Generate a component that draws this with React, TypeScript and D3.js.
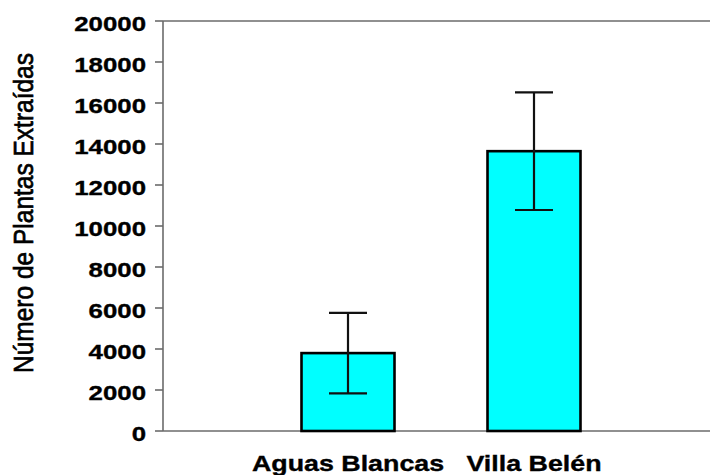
import React from "react";
import * as d3 from "d3";

const categories = ["Aguas Blancas", "Villa Belén"];
const means = [3800, 13650];
const errors = [1960, 2870];
const yTicks = [0, 2000, 4000, 6000, 8000, 10000, 12000, 14000, 16000, 18000, 20000];
const yTitle = "Número de Plantas Extraídas";

const W = 710;
const H = 475;
const FONT = "'Liberation Sans', Arial, sans-serif";

export default function App() {
  const y = d3.scaleLinear().domain([0, 20000]).range([431, 21]);
  const x = d3
    .scaleBand<string>()
    .domain(categories)
    .range([255, 627])
    .paddingInner(0.5)
    .paddingOuter(0.25);
  const axisX = 163;
  const capHalf = 19;
  const axisColor = "#6b6b6b";

  return (
    <div style={{ position: "absolute", left: 0, top: 0 }}>
      <svg width={W} height={H} style={{ display: "block", background: "#fff" }}>
        {/* frame lines */}
        <line x1={axisX} x2={W} y1={y(20000)} y2={y(20000)} stroke={axisColor} strokeWidth={1.6} />
        <line x1={axisX} x2={W} y1={y(0)} y2={y(0)} stroke={axisColor} strokeWidth={1.6} />
        <line x1={axisX} x2={axisX} y1={y(20000)} y2={y(0)} stroke={axisColor} strokeWidth={1.6} />
        {/* y ticks */}
        {yTicks.map((t) => (
          <g key={t}>
            <line x1={axisX - 8} x2={axisX} y1={y(t)} y2={y(t)} stroke={axisColor} strokeWidth={1.6} />
            <text
              transform={`translate(146,${y(t) + 2}) scale(1.23,1)`}
              textAnchor="end"
              dy="0.36em"
              fontFamily={FONT}
              fontWeight="bold"
              fontSize={21}
              fill="#000"
              stroke="#000"
              strokeWidth={0.35}
            >
              {t}
            </text>
          </g>
        ))}
        {/* bars */}
        {categories.map((c, i) => {
          const x0 = x(c)!;
          const bw = x.bandwidth();
          const cx = x0 + bw / 2;
          const hi = y(means[i] + errors[i]);
          const lo = y(means[i] - errors[i]);
          return (
            <g key={c}>
              <rect
                x={x0}
                y={y(means[i])}
                width={bw}
                height={y(0) - y(means[i])}
                fill="#00ffff"
                stroke="#000"
                strokeWidth={2.6}
              />
              <line x1={cx} x2={cx} y1={hi} y2={lo} stroke="#111" strokeWidth={2.2} />
              <line x1={cx - capHalf} x2={cx + capHalf} y1={hi} y2={hi} stroke="#111" strokeWidth={2.2} />
              <line x1={cx - capHalf} x2={cx + capHalf} y1={lo} y2={lo} stroke="#111" strokeWidth={2.2} />
              <text
                transform={`translate(${cx},471) scale(1.22,1)`}
                textAnchor="middle"
                fontFamily={FONT}
                fontWeight="bold"
                fontSize={22}
                fill="#000"
                stroke="#000"
                strokeWidth={0.35}
              >
                {c}
              </text>
            </g>
          );
        })}
        {/* y title */}
        <text
          transform="translate(33,213) scale(1.14,1) rotate(-90)"
          textAnchor="middle"
          fontFamily={FONT}
          fontSize={24.5}
          fill="#000"
          stroke="#000"
          strokeWidth={0.6}
        >
          {yTitle}
        </text>
      </svg>
    </div>
  );
}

#### TASK TO COMPLETE:
Write the material out again exactly as it appears, dropping the pictures.

#### EXERCISE SOLUTION:
Generate a component that draws this with React, TypeScript and D3.js.
import React from "react";
import * as d3 from "d3";

const categories = ["Aguas Blancas", "Villa Belén"];
const means = [3800, 13650];
const errors = [1960, 2870];
const yTicks = [0, 2000, 4000, 6000, 8000, 10000, 12000, 14000, 16000, 18000, 20000];
const yTitle = "Número de Plantas Extraídas";

const W = 710;
const H = 475;
const FONT = "'Liberation Sans', Arial, sans-serif";

export default function App() {
  const y = d3.scaleLinear().domain([0, 20000]).range([431, 21]);
  const x = d3
    .scaleBand<string>()
    .domain(categories)
    .range([255, 627])
    .paddingInner(0.5)
    .paddingOuter(0.25);
  const axisX = 163;
  const capHalf = 19;
  const axisColor = "#6b6b6b";

  return (
    <div style={{ position: "absolute", left: 0, top: 0 }}>
      <svg width={W} height={H} style={{ display: "block", background: "#fff" }}>
        {/* frame lines */}
        <line x1={axisX} x2={W} y1={y(20000)} y2={y(20000)} stroke={axisColor} strokeWidth={1.6} />
        <line x1={axisX} x2={W} y1={y(0)} y2={y(0)} stroke={axisColor} strokeWidth={1.6} />
        <line x1={axisX} x2={axisX} y1={y(20000)} y2={y(0)} stroke={axisColor} strokeWidth={1.6} />
        {/* y ticks */}
        {yTicks.map((t) => (
          <g key={t}>
            <line x1={axisX - 8} x2={axisX} y1={y(t)} y2={y(t)} stroke={axisColor} strokeWidth={1.6} />
            <text
              transform={`translate(146,${y(t) + 2}) scale(1.23,1)`}
              textAnchor="end"
              dy="0.36em"
              fontFamily={FONT}
              fontWeight="bold"
              fontSize={21}
              fill="#000"
              stroke="#000"
              strokeWidth={0.35}
            >
              {t}
            </text>
          </g>
        ))}
        {/* bars */}
        {categories.map((c, i) => {
          const x0 = x(c)!;
          const bw = x.bandwidth();
          const cx = x0 + bw / 2;
          const hi = y(means[i] + errors[i]);
          const lo = y(means[i] - errors[i]);
          return (
            <g key={c}>
              <rect
                x={x0}
                y={y(means[i])}
                width={bw}
                height={y(0) - y(means[i])}
                fill="#00ffff"
                stroke="#000"
                strokeWidth={2.6}
              />
              <line x1={cx} x2={cx} y1={hi} y2={lo} stroke="#111" strokeWidth={2.2} />
              <line x1={cx - capHalf} x2={cx + capHalf} y1={hi} y2={hi} stroke="#111" strokeWidth={2.2} />
              <line x1={cx - capHalf} x2={cx + capHalf} y1={lo} y2={lo} stroke="#111" strokeWidth={2.2} />
              <text
                transform={`translate(${cx},471) scale(1.22,1)`}
                textAnchor="middle"
                fontFamily={FONT}
                fontWeight="bold"
                fontSize={22}
                fill="#000"
                stroke="#000"
                strokeWidth={0.35}
              >
                {c}
              </text>
            </g>
          );
        })}
        {/* y title */}
        <text
          transform="translate(33,213) scale(1.14,1) rotate(-90)"
          textAnchor="middle"
          fontFamily={FONT}
          fontSize={24.5}
          fill="#000"
          stroke="#000"
          strokeWidth={0.6}
        >
          {yTitle}
        </text>
      </svg>
    </div>
  );
}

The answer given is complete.